Stated goal: Copy out all lines in the data below containing the string "that".
════════
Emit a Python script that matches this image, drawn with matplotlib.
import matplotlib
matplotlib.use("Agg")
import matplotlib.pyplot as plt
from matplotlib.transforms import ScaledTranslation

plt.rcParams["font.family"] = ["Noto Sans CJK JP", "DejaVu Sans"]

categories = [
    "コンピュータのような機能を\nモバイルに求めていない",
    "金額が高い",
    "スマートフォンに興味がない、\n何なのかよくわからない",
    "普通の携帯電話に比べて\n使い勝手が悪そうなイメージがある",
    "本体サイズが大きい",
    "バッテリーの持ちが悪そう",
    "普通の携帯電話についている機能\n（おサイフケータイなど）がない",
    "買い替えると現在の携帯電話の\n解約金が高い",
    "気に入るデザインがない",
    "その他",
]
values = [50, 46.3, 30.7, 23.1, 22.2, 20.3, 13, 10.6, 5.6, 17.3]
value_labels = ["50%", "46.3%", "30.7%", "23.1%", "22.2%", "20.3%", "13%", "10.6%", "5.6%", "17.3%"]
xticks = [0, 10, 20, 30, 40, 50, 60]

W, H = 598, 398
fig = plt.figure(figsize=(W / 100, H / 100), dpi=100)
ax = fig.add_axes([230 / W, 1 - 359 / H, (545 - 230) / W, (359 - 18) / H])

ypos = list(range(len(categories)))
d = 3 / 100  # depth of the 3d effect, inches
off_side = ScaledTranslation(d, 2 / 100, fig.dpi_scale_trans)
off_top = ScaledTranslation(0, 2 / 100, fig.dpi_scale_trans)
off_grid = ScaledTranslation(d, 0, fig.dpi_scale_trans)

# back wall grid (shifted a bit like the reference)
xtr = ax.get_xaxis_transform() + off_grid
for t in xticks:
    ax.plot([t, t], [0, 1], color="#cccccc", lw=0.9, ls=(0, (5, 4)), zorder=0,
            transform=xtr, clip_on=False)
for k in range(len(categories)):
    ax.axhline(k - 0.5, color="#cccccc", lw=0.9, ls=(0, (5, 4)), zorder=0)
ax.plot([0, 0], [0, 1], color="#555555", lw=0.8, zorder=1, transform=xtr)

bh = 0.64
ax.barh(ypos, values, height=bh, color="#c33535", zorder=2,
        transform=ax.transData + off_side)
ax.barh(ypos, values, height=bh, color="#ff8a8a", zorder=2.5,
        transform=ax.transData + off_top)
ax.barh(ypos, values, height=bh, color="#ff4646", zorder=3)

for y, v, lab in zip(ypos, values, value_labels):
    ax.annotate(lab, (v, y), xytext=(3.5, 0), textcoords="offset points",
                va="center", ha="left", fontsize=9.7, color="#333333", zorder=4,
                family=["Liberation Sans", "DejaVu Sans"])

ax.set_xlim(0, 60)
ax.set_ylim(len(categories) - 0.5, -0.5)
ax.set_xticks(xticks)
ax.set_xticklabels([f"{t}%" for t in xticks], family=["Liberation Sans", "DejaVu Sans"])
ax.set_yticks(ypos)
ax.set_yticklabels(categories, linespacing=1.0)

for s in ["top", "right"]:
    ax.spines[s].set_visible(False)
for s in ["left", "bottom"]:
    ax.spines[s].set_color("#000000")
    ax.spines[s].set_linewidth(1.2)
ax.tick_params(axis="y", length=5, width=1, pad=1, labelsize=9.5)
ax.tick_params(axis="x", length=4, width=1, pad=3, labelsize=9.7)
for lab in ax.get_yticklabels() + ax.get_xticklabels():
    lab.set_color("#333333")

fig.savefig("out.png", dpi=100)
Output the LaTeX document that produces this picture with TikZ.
════════
Exercise output:
Emit a Python script that matches this image, drawn with matplotlib.
Output the LaTeX document that produces this picture with TikZ.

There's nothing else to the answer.